On Thursday, October 26, Theater of War Productions brought an innovative and emotionally charged project to NYU Langone Health. In a performance entitled “End of Life,” actors drew the audience into a world of suffering patients and conflicted caregivers through readings of ancient Greek tragedies– Sophocles’ Philoctetes and Women of Trachis.
Led by Bryan Doerries, the project’s artistic director and New York City’s Public Artist in Residence, the evening opened with actors Reg E. Cathey (House of Cards), Bill Camp (The Night Of), and Marjolaine Goldsmith (Compromise) giving impassioned readings from the plays. The intensity of their performances filled the room, making words written more than 2,000 years ago feel relevant to contemporary medical issues.
As Doerries noted, the plays highlight the “fundamental fragility of human life . . . and the ability of the theater to bring us in contact with this essential truth.”
A panel of healthcare professionals and trainees from NYU Langone and Bellevue was on hand to help connect the readings to the realities of patient care. These panelists– Susan E. Cohen, MD, chief of the palliative care section at NYU School of Medicine and director of the palliative care program at Bellevue Hospital Center; Hope Drew, RN, senior staff nurse at Bellevue Hospital Center; Jennifer Blakemore, MD, reproductive endocrinology and infertility fellow; and Gabriel Redel-Traub, student at NYU School of Medicine–shared both personal reflections and experiences in their professional lives and medical education.
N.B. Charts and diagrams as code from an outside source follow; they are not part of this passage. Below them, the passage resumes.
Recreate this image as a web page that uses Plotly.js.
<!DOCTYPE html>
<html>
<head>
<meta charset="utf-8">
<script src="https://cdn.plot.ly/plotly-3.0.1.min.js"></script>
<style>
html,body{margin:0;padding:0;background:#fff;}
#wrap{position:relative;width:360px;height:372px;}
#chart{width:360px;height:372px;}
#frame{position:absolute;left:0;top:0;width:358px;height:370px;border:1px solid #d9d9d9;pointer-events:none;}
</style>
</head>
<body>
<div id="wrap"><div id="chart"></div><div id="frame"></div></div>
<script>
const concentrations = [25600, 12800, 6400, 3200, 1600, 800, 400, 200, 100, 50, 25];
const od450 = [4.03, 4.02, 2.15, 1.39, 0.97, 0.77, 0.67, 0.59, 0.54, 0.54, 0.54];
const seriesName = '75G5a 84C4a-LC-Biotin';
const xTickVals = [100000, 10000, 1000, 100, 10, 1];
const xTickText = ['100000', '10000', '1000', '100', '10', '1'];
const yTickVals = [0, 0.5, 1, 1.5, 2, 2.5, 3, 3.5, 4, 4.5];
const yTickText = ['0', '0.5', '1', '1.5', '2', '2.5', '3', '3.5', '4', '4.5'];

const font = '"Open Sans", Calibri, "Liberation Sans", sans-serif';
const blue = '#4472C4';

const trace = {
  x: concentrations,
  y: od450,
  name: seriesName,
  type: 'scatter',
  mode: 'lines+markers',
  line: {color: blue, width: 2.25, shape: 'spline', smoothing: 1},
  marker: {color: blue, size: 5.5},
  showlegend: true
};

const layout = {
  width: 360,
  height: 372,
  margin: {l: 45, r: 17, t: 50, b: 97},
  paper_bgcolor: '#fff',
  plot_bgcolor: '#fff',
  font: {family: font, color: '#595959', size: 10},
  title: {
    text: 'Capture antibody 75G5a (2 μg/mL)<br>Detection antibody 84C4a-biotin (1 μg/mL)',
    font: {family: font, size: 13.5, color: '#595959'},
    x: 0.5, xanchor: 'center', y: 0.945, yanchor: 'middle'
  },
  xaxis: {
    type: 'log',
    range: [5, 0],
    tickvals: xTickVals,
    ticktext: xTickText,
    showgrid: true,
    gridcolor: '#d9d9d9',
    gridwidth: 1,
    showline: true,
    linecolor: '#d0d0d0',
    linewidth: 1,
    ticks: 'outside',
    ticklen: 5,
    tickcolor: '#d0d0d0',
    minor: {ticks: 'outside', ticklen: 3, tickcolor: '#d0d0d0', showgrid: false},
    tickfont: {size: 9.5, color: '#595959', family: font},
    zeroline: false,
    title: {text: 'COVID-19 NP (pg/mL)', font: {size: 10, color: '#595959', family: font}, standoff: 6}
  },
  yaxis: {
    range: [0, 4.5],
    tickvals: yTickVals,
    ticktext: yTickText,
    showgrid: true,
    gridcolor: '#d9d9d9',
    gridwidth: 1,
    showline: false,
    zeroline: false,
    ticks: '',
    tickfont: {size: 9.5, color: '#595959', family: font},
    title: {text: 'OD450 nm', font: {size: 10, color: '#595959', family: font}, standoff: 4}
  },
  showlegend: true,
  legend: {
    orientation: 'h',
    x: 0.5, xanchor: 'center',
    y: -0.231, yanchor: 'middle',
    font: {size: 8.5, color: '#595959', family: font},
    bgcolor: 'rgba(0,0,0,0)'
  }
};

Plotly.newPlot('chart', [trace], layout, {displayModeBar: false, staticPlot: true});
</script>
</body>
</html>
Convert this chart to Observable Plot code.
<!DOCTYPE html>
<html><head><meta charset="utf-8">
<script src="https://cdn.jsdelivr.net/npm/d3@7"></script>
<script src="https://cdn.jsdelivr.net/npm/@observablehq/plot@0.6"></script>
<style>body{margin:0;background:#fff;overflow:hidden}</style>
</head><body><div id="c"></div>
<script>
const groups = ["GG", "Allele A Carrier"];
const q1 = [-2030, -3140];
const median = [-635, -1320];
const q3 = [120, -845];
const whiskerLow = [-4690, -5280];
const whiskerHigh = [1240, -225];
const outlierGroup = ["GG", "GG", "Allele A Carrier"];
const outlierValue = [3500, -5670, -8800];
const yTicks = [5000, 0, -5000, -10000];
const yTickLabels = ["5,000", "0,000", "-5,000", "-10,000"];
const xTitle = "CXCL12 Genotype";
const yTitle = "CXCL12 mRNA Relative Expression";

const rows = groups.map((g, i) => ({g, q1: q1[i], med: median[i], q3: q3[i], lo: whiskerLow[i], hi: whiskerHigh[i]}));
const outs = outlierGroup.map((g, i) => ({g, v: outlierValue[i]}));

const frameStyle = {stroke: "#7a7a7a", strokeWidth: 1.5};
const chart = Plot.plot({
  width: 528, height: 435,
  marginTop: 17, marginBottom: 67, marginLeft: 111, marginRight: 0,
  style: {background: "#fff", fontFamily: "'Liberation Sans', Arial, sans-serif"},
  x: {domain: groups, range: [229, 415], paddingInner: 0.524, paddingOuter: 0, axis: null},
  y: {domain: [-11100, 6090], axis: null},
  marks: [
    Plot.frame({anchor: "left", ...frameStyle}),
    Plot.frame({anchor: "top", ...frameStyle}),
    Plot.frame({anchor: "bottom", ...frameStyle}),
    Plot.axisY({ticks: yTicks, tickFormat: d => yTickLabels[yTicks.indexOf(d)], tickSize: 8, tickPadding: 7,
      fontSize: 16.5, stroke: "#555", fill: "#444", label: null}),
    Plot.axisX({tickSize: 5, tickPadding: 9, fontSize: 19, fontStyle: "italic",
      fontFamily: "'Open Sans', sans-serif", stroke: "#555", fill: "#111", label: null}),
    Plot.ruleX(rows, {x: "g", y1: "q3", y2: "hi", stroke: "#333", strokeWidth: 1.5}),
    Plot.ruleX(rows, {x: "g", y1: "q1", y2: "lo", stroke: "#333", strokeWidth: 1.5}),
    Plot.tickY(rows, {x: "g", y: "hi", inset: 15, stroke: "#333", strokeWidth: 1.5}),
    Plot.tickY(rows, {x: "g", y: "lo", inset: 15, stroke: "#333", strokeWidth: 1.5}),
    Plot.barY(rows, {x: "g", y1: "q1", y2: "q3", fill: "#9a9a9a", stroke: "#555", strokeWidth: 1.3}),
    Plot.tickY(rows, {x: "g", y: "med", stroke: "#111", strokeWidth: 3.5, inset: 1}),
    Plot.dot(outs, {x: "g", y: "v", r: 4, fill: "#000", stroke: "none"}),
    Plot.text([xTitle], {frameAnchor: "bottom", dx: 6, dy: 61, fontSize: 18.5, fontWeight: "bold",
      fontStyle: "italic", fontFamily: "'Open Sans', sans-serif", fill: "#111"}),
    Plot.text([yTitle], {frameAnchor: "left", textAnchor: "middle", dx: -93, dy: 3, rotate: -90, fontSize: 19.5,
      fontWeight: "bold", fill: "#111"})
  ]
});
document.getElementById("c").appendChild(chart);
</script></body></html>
Bringing “End of Life” to NYU Langone was the brainchild of Spencer McClelland, MD, clinical assistant professor in the Department of Obstetrics and Gynecology, who first saw the performance as a medical student at Harvard University. Dr. McClelland also serves as faculty advisor of the house staff chapter of the Gold Humanism Honor Society at NYU School of Medicine, which co-sponsored the event along with the Division of Medical Humanities and the Master Scholars Program in Humanistic Medicine.
“I’ve found that our discussions about death and dying are very much defined by the context in which they happen, and that’s usually a clinical one,” said Dr. McClelland. “So the goal of this event was to put us all in a really unfamiliar setting and provoke a different conversation.”
As one audience member echoed, using theater to illustrate the ethical dilemmas involved in caring for the terminally ill helps us create “the language and voice to talk about these things.” The thoughtful discussion that followed the performances emphasized the importance of this dialogue among medical professionals, trainees, and the public.
And, as the evening wound down, Doerries acknowledged that the intensity of the readings, with prolonged scenes of the actors crying out for death to take them, is jarring for many attendees; he memorably noted that an “End of Life” performance can “comfort the afflicted and afflict the comfortable.” But having the audience collectively bear witness to depictions of pain created a safe space to talk about death and suffering, and showcased how art and medicine can blend seamlessly together.